The Backstage Balance

When soundstage meets the legit stage, schedules can collide.

Casting a top serialized drama is always a challenge, but that’s especially true at CBS’s The Good Wife, where 75 percent of the actors are theater-based.

So to fill recurring and guest roles, casting director Mark Saks — Emmy-nominated for five seasons of the show — must juggle the schedules of performers who also appear on the New York stage.

“We’re in year seven,” Saks says of the serialized drama. “We don’t repeat actors [in non-recurring roles], so as we deplete the pool, the pool shrinks. We turn to regional people, or people passing through from Los Angeles or London or who will come from L.A. to do the show.” He also regularly attends theater in New York and elsewhere to replenish the pool.

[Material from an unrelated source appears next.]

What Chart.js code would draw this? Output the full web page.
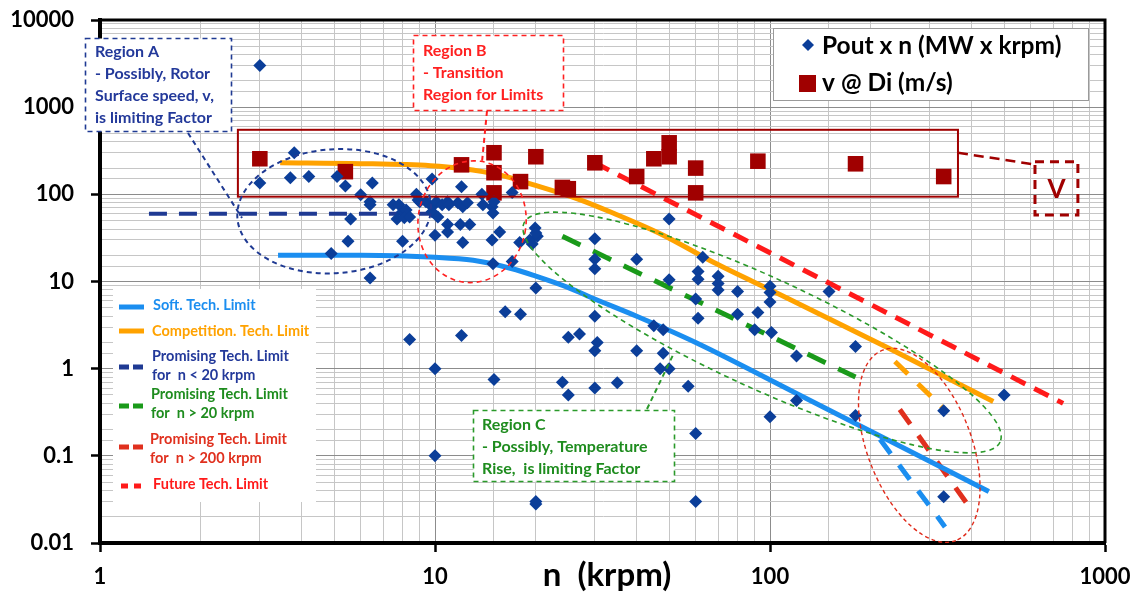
<!DOCTYPE html>
<html>
<head>
<meta charset="utf-8">
<script src="https://cdn.jsdelivr.net/npm/chart.js@4.4.1/dist/chart.umd.min.js"></script>
<style>
  html, body { margin: 0; padding: 0; background: #fff; }
  #wrap { width: 1137px; height: 592px; }
</style>
</head>
<body>
<div id="wrap"><canvas id="chart" width="1137" height="592"></canvas></div>
<script>
// Pout x n (MW x krpm) vs speed n (krpm), pairs [n, value]
const poutPoints = [
  [3, 3000], [3, 135], [3.8, 300], [3.7, 155], [4.2, 160], [5.1, 160], [5.4, 125], [6.5, 135],
  [6.0, 99], [6.4, 82], [6.4, 76], [5.6, 52], [5.5, 29], [4.9, 21], [6.4, 11], [7.5, 76],
  [7.8, 76], [8.0, 63], [8.2, 66], [7.7, 52], [8.1, 54], [8.4, 55], [8.0, 29], [8.8, 100],
  [8.9, 86], [9.8, 150], [12, 122], [9, 82], [9.4, 82], [9.8, 72], [10.1, 82], [9.8, 63],
  [10.2, 55], [10.5, 76], [10.9, 82], [11, 76], [11.7, 80], [12.1, 72], [12.5, 80], [13.8, 100],
  [13.9, 76], [14.8, 72], [14.9, 61], [15, 82], [17, 105], [10.9, 45], [10.9, 37], [11.9, 45],
  [12.7, 45], [12.1, 28], [10, 34], [14.8, 30], [15.6, 37], [14.9, 16], [17, 17], [17.9, 28],
  [19.2, 30], [19.9, 41], [20.2, 33], [19.5, 27], [20, 8.4], [50, 52], [20, 36], [30, 31],
  [30, 18], [30, 14], [40, 18], [50, 10.5], [63, 19], [61, 13], [61, 10.6], [70, 11.5],
  [70, 9.5], [70, 8], [80, 7.7], [100, 8.8], [100, 7.5], [100, 5.8], [30, 4], [61, 3.8],
  [80, 4.2], [92, 4.4], [16.2, 4.5], [18, 4.2], [8.4, 2.16], [12, 2.4], [10, 1.0], [10, 0.1],
  [15, 0.75], [20, 0.028], [25, 2.3], [27, 2.5], [30.5, 2.0], [30, 1.6], [24, 0.7], [25, 0.5],
  [30, 0.6], [35, 0.69], [40, 1.6], [150, 7.7], [60, 6.3], [90, 2.8], [101, 2.6], [120, 1.4],
  [180, 1.8], [48, 1.5], [47, 1.0], [50, 1.0], [45, 3.1], [48, 2.8], [57, 0.63], [120, 0.43],
  [100, 0.28], [180, 0.29], [60, 0.18], [60, 0.03], [500, 0.5], [330, 0.33], [330, 0.034], [20, 0.03]
];

// v @ Di (m/s) vs speed n (krpm)
const vPoints = [
  [3, 256], [5.4, 182], [12, 218], [15, 300], [15, 177], [15, 104], [18, 140], [20, 270],
  [24, 120], [25, 116], [30, 230], [40, 160], [45, 256], [50, 390], [50, 270], [60, 200],
  [60, 104], [92, 240], [180, 224], [330, 160]
];

// limit curves
const softX = [3.4, 6, 10, 13, 17, 20, 25, 30, 40, 60, 120, 450];
const softY = [20, 20, 19, 17.5, 14, 11.5, 8.5, 6.3, 4.0, 2.0, 0.52, 0.039];
const compX = [3.45, 6, 9.7, 12, 15.6, 19.6, 27, 34, 48, 68, 107, 224, 464];
const compY = [230, 225, 213, 198, 167, 129, 87, 61, 34, 16.5, 7.1, 1.75, 0.42];
const lowSpeedX = [1.4, 10];
const lowSpeedY = [60, 60];
const midSpeedX = [24, 180];
const midSpeedY = [33, 0.8];
const futureX = [30, 750];
const futureY = [230, 0.4];
const highCompX = [236, 339];
const highCompY = [1.21, 0.315];
const highSpeedX = [244, 404];
const highSpeedY = [0.34, 0.0225];
const highSoftX = [213, 333];
const highSoftY = [0.155, 0.0153];

const xTicks = [1, 10, 100, 1000];
const yTicks = [0.01, 0.1, 1, 10, 100, 1000, 10000];

const FONT = 'Lato, "Open Sans", sans-serif';
const isDecade = v => Math.abs(Math.log10(v) - Math.round(Math.log10(v))) < 1e-9;
const zip = (xs, ys) => xs.map((v, i) => ({ x: v, y: ys[i] }));

function lineSet(xs, ys, color, width, dash, mode) {
  return {
    type: 'line',
    data: zip(xs, ys),
    borderColor: color,
    borderWidth: width,
    borderDash: dash || [],
    pointRadius: 0,
    fill: false,
    cubicInterpolationMode: mode || 'default',
    tension: 0,
    order: 2
  };
}

function ellipse(ctx, cx, cy, rx, ry, rot, color, dash, lw) {
  ctx.beginPath();
  ctx.setLineDash(dash);
  ctx.strokeStyle = color;
  ctx.lineWidth = lw;
  ctx.ellipse(cx, cy, rx, ry, rot * Math.PI / 180, 0, Math.PI * 2);
  ctx.stroke();
}

function seg(ctx, x0, y0, x1, y1, color, dash, lw) {
  ctx.beginPath();
  ctx.setLineDash(dash);
  ctx.strokeStyle = color;
  ctx.lineWidth = lw;
  ctx.moveTo(x0, y0);
  ctx.lineTo(x1, y1);
  ctx.stroke();
}

function box(ctx, x0, y0, x1, y1, color, dash, lw, fill) {
  ctx.setLineDash(dash);
  if (fill) { ctx.fillStyle = fill; ctx.fillRect(x0, y0, x1 - x0, y1 - y0); }
  ctx.strokeStyle = color;
  ctx.lineWidth = lw;
  ctx.strokeRect(x0, y0, x1 - x0, y1 - y0);
}

function lines(ctx, texts, x, y0, step, color, font) {
  ctx.fillStyle = color;
  ctx.font = font;
  ctx.textAlign = 'left';
  ctx.textBaseline = 'middle';
  texts.forEach((t, i) => ctx.fillText(t, x, y0 + i * step));
}

const annotations = {
  id: 'annotations',
  afterDatasetsDraw(chart) {
    const { ctx, chartArea: a, scales: { x, y } } = chart;
    const X = v => x.getPixelForValue(v);
    const Y = v => y.getPixelForValue(v);
    ctx.save();

    // frame top and right
    ctx.setLineDash([]);
    ctx.strokeStyle = '#000';
    ctx.lineWidth = 3;
    ctx.beginPath();
    ctx.moveTo(a.left, a.top);
    ctx.lineTo(a.right, a.top);
    ctx.lineTo(a.right, a.bottom);
    ctx.stroke();

    // v group rectangle and the "V" tag
    box(ctx, X(2.58), Y(550), X(364), Y(94), '#a00000', [], 2);
    seg(ctx, X(364), Y(300), X(618), Y(220), '#a00000', [10, 6], 2.5);
    box(ctx, X(618), Y(236), X(830), Y(58), '#a00000', [9, 6], 3);
    ctx.fillStyle = '#a00000';
    ctx.font = 'bold 26px ' + FONT;
    ctx.textAlign = 'center';
    ctx.textBaseline = 'middle';
    ctx.fillText('V', (X(618) + X(830)) / 2, (Y(236) + Y(58)) / 2 + 1);

    // region ellipses
    ellipse(ctx, X(5.0), Y(64), 97, 62, -4, '#1f3a93', [5, 4], 2);
    ellipse(ctx, X(12.9), Y(48.5), 54, 61, 8, '#ff2020', [5, 4], 1.6);
    ellipse(ctx, X(94.7), Y(2.6), 262, 55, 24.7, '#2a9a2a', [5, 4], 1.6);
    ellipse(ctx, X(279), Y(0.132), 102, 52, 69, '#e02a1a', [4, 3], 1.4);

    // Region A
    seg(ctx, 188, 133, 242, 218, '#1f3a93', [5, 4], 2);
    box(ctx, 85.5, 38.5, 231.5, 131.5, '#1f3a93', [5, 4], 1.6, '#fff');
    lines(ctx, ['Region A', '- Possibly, Rotor', 'Surface speed, v,', 'is limiting Factor'],
      95, 52, 22, '#23399a', 'bold 16px ' + FONT);

    // Region B
    seg(ctx, 487, 111, 482, 162, '#ff2020', [5, 4], 2);
    box(ctx, 413.5, 35.5, 563.5, 110.5, '#ff2020', [5, 4], 1.6, '#fff');
    lines(ctx, ['Region B', '- Transition', 'Region for Limits'],
      423, 51, 22, '#ff2020', 'bold 16px ' + FONT);

    // Region C
    seg(ctx, 647, 409, 673, 355, '#2a9a2a', [5, 4], 2);
    box(ctx, 473.5, 410.5, 674.5, 481.5, '#2a9a2a', [5, 4], 1.6, '#fff');
    lines(ctx, ['Region C', '- Possibly, Temperature', 'Rise,  is limiting Factor'],
      482, 425, 22, '#1e8c1e', 'bold 16px ' + FONT);

    // legend for markers
    box(ctx, 773.5, 28.5, 1088.5, 100.5, '#9a9a9a', [], 1, '#fff');
    ctx.setLineDash([]);
    ctx.fillStyle = '#0b3e99';
    ctx.beginPath();
    ctx.moveTo(808, 39); ctx.lineTo(814, 45); ctx.lineTo(808, 51); ctx.lineTo(802, 45);
    ctx.closePath(); ctx.fill();
    ctx.fillStyle = '#a00000';
    ctx.fillRect(799, 75, 17, 17);
    lines(ctx, ['Pout x n (MW x krpm)', 'v @ Di (m/s)'], 822, 46, 37, '#000', 'bold 24.5px ' + FONT);

    // legend for limit curves
    ctx.fillStyle = '#fff';
    ctx.fillRect(113, 289, 203, 213);
    const sw = (yy, color, dash) => seg(ctx, 119, yy, 144, yy, color, dash, 5);
    sw(307, '#1b8ef0', []);
    sw(331, '#ffa200', []);
    sw(367, '#1f3a93', [10, 4]);
    sw(406, '#1a9a1a', [10, 4]);
    sw(447, '#e0301e', [10, 4]);
    seg(ctx, 121, 486, 144, 486, '#ff1a1a', [7, 6], 5);
    const lf = 'bold 14.5px ' + FONT;
    lines(ctx, ['Soft. Tech. Limit'], 153, 305, 0, '#1b8ef0', lf);
    lines(ctx, ['Competition. Tech. Limit'], 152, 331, 0, '#ffa200', lf);
    lines(ctx, ['Promising Tech. Limit', 'for  n < 20 krpm'], 152, 356, 19, '#23399a', lf);
    lines(ctx, ['Promising Tech. Limit', 'for  n > 20 krpm'], 151, 394, 19, '#1e8c1e', lf);
    lines(ctx, ['Promising Tech. Limit', 'for  n > 200 krpm'], 150, 439, 19, '#e0301e', lf);
    lines(ctx, ['Future Tech. Limit'], 153, 484, 0, '#ff1a1a', lf);

    // axis title
    ctx.fillStyle = '#000';
    ctx.font = 'bold 33px ' + FONT;
    ctx.textAlign = 'center';
    ctx.textBaseline = 'middle';
    ctx.fillText('n  (krpm)', 607, 575);

    ctx.restore();
  }
};

const axisGrid = {
  color: c => (c.tick && isDecade(c.tick.value)) ? '#8c8c8c' : '#c6c6c6',
  lineWidth: 1,
  tickColor: c => (c.tick && isDecade(c.tick.value)) ? '#000' : 'rgba(0,0,0,0)',
  tickWidth: 2.5,
  tickLength: 9
};

// keep the plot area where the layout padding puts it
const noScalePadding = s => {
  s.paddingTop = 0; s.paddingBottom = 0; s.paddingLeft = 0; s.paddingRight = 0;
};

new Chart(document.getElementById('chart'), {
  type: 'scatter',
  data: {
    datasets: [
      {
        label: 'Pout x n (MW x krpm)',
        data: poutPoints.map(p => ({ x: p[0], y: p[1] })),
        pointStyle: 'rectRot',
        pointRadius: 6.5,
        backgroundColor: '#0b3e99',
        borderColor: '#0b3e99',
        borderWidth: 0,
        order: 0
      },
      {
        label: 'v @ Di (m/s)',
        data: vPoints.map(p => ({ x: p[0], y: p[1] })),
        pointStyle: 'rect',
        pointRadius: 11,
        backgroundColor: '#a00000',
        borderColor: '#a00000',
        borderWidth: 0,
        order: 1
      },
      lineSet(softX, softY, '#1b8ef0', 5, [], 'monotone'),
      lineSet(compX, compY, '#ffa200', 5, [], 'monotone'),
      lineSet(lowSpeedX, lowSpeedY, '#1f3a93', 4, [18, 12]),
      lineSet(midSpeedX, midSpeedY, '#1a9a1a', 5, [20, 14]),
      lineSet(futureX, futureY, '#ff1a1a', 5, [16, 10]),
      lineSet(highCompX, highCompY, '#ffa200', 5, [18, 14]),
      lineSet(highSpeedX, highSpeedY, '#e0301e', 5, [18, 14]),
      lineSet(highSoftX, highSoftY, '#1b8ef0', 5, [18, 14])
    ]
  },
  options: {
    responsive: false,
    animation: false,
    devicePixelRatio: 1,
    layout: { padding: { top: 20, right: 32, left: 0, bottom: 0 } },
    plugins: { legend: { display: false }, tooltip: { enabled: false } },
    scales: {
      x: {
        type: 'logarithmic',
        min: xTicks[0],
        max: xTicks[xTicks.length - 1],
        afterFit: s => { s.height = 49; noScalePadding(s); },
        border: { color: '#000', width: 4 },
        grid: axisGrid,
        ticks: {
          autoSkip: false,
          maxRotation: 0,
          padding: 12,
          color: '#000',
          font: { family: FONT, size: 22, weight: 'bold' },
          callback: v => xTicks.includes(v) ? String(v) : ''
        }
      },
      y: {
        type: 'logarithmic',
        min: yTicks[0],
        max: yTicks[yTicks.length - 1],
        afterFit: s => { s.width = 100; noScalePadding(s); },
        border: { color: '#000', width: 4 },
        grid: axisGrid,
        ticks: {
          autoSkip: false,
          padding: 17,
          color: '#000',
          font: { family: FONT, size: 22, weight: 'bold' },
          callback: v => yTicks.some(t => Math.abs(t - v) / t < 1e-9) ? String(v) : ''
        }
      }
    }
  },
  plugins: [annotations]
});
</script>
</body>
</html>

Oh, yes… in addition to The Good Wife, Saks casts two other CBS series, Elementary and Madam Secretary.

Stage performers are particularly adept at dialogue-heavy shows such as The Good Wife and Madam Secretary, Saks notes; series regulars on the latter include Tony Award winners Bebe Neuwirth and Patina Miller.

For The Good Wife, “we keep a large grid on the computer,” he relates. “On the top is the episode, and on the side are the actors’ and characters’ names. We’ll chart their conflicts.”

The grid goes to the producers and writers; Saks also speaks, of course, with creator–executive producers Robert and Michelle King.

“They might say, ‘We can write [so-and-so] out of this location.’ Sometimes the actor will say, ‘I can miss the Wednesday matinee, but not the evening show.’”

Throughout the season, Saks also works closely with executive producer Brooke Kennedy and producer Kristin Bernstein, and usually casts four episodes ahead.

One notable bit of synchronicity caused more headaches than usual during season six. Three actors with recurring roles — Nathan Lane, Stockard Channing and F. Murray Abraham — all wound up in the same Broadway show, It’s Only a Play.

“We needed all three of them,” Saks recalls. “But Nathan was not available, because his part was too large.”

Adding to the complications: “The Broadway clock is all over the place,” Saks says. “There are Friday matinees, some shows are on Monday [traditionally, a day off in the theater], some shows start at 7 p.m. rather than [the usual] 8 p.m.

"You have to release the actor two hours before curtain. The later in the week we film, the later in the day shooting starts, because of the turnaround time. So someone who would have been working Friday might not start till Monday.”

Still, Saks says, “I have such affection for this show. The writing is so spectacular — when I get that script and open it, I want to take that material, elevate it and make it shine.”